WHAT IS REQUIRED: Please reproduce exactly the lines between the line holding "Give me the" and the line holding "import * as d3 from 'd3';", inclusive, leaving out any pictures.

Records from a data collection:
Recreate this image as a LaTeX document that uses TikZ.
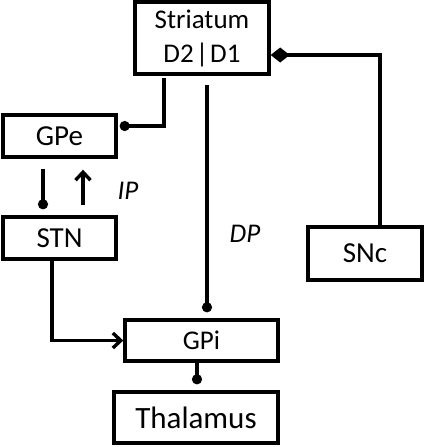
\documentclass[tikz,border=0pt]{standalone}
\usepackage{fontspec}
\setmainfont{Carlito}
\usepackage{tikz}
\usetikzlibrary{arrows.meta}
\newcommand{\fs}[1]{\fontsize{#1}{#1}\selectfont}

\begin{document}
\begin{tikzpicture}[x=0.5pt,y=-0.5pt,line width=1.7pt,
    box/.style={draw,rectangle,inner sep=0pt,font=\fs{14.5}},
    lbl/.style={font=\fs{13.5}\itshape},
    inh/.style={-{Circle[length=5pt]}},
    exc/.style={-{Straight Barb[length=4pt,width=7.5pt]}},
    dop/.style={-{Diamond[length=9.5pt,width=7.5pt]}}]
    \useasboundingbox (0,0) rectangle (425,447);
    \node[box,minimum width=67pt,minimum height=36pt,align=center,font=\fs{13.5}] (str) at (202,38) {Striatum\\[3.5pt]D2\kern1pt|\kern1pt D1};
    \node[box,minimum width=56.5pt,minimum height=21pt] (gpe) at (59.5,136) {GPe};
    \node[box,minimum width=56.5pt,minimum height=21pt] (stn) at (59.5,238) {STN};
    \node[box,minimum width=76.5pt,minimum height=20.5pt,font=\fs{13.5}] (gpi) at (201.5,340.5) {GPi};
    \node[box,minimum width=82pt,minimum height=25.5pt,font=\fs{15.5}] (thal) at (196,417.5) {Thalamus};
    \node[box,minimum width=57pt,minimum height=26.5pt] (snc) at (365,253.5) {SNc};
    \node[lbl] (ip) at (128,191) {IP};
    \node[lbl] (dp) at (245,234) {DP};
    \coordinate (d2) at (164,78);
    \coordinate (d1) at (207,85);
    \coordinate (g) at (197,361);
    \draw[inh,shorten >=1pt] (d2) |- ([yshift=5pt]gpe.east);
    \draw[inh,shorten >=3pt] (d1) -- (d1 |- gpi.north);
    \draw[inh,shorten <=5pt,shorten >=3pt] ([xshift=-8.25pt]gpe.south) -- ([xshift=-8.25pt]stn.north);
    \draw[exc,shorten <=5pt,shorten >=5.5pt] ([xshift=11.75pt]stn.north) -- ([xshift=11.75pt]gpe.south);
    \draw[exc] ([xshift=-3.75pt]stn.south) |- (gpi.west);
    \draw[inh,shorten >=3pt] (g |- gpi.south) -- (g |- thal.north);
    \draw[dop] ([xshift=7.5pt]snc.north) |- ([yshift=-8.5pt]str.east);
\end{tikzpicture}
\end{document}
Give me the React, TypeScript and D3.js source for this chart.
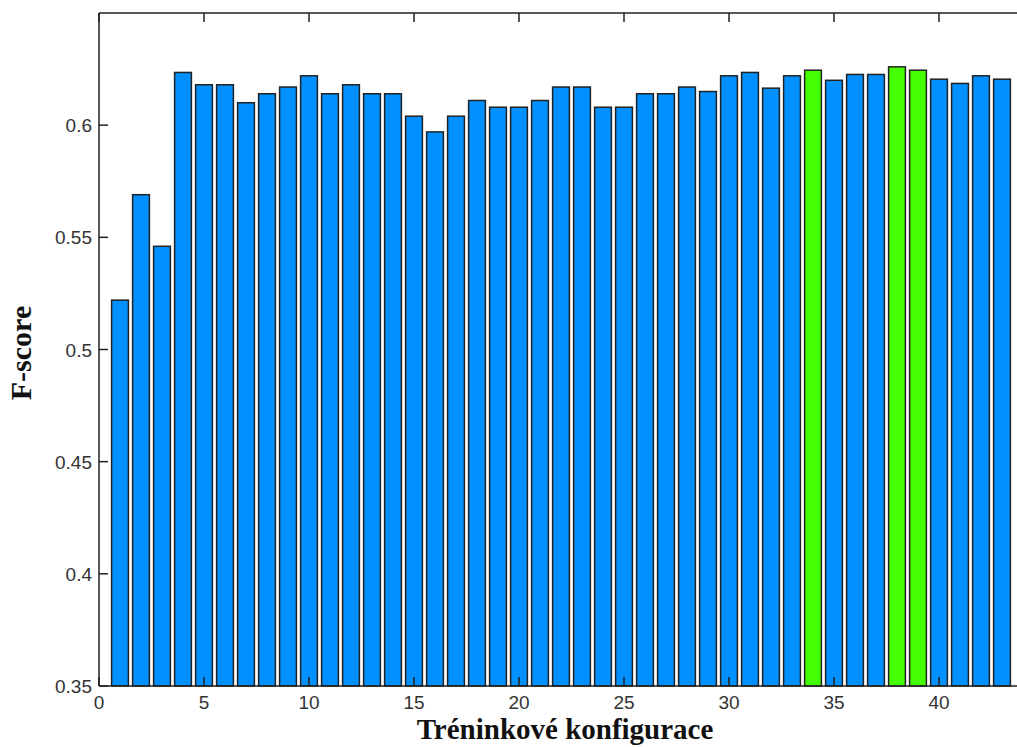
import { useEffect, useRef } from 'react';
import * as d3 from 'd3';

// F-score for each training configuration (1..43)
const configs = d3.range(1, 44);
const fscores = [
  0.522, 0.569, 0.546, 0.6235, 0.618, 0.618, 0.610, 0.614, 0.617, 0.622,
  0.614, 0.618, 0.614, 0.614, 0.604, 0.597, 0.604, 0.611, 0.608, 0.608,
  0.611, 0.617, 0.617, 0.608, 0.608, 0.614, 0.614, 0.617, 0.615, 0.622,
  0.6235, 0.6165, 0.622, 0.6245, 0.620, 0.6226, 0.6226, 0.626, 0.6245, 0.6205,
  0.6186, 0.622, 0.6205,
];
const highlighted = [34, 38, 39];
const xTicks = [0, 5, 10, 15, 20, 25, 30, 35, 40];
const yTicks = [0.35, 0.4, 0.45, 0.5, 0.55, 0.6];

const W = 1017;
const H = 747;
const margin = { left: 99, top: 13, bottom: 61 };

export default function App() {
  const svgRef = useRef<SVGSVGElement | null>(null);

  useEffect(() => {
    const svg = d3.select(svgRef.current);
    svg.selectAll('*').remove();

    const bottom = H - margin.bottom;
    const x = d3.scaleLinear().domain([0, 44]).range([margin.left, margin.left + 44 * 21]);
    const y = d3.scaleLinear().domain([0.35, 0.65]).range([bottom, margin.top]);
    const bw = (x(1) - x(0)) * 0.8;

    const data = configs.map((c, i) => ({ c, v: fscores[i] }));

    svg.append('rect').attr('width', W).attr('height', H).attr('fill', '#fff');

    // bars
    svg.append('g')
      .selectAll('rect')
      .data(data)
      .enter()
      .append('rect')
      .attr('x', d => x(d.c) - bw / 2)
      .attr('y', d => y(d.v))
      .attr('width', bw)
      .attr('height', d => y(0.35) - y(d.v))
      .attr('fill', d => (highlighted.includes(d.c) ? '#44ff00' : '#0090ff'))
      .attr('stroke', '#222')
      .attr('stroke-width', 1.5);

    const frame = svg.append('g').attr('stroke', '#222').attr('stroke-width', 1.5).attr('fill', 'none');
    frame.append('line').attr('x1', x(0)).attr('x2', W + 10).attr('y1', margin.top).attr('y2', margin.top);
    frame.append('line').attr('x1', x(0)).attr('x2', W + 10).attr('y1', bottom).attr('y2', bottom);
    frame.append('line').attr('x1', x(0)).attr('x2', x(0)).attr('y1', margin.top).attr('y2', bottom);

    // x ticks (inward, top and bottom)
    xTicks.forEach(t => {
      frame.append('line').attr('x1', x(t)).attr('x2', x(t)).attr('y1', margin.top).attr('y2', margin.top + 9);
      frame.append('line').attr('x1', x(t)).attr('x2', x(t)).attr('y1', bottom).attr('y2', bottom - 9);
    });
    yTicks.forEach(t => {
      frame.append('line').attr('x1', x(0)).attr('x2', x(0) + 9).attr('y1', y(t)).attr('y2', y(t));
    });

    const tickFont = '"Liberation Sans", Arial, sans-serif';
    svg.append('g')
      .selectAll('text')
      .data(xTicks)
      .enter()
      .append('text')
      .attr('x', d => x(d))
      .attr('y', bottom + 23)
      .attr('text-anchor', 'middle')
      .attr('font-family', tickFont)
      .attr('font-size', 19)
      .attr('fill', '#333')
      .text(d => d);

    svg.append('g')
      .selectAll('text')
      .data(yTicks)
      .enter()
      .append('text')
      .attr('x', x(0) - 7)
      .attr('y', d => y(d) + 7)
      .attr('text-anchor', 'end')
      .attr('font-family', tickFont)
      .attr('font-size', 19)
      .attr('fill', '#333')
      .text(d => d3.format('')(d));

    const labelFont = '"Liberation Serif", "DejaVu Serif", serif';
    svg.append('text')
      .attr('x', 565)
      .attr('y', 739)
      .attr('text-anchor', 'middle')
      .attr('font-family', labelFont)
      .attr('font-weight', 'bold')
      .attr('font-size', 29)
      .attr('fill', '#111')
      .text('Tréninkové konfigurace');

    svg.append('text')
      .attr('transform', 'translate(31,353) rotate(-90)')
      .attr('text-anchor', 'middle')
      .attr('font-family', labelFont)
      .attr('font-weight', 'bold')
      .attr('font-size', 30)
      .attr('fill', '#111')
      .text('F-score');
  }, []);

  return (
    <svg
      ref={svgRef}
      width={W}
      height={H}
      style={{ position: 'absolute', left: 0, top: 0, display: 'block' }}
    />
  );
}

TASK RESULT:
Give me the React, TypeScript and D3.js source for this chart.
import { useEffect, useRef } from 'react';
import * as d3 from 'd3';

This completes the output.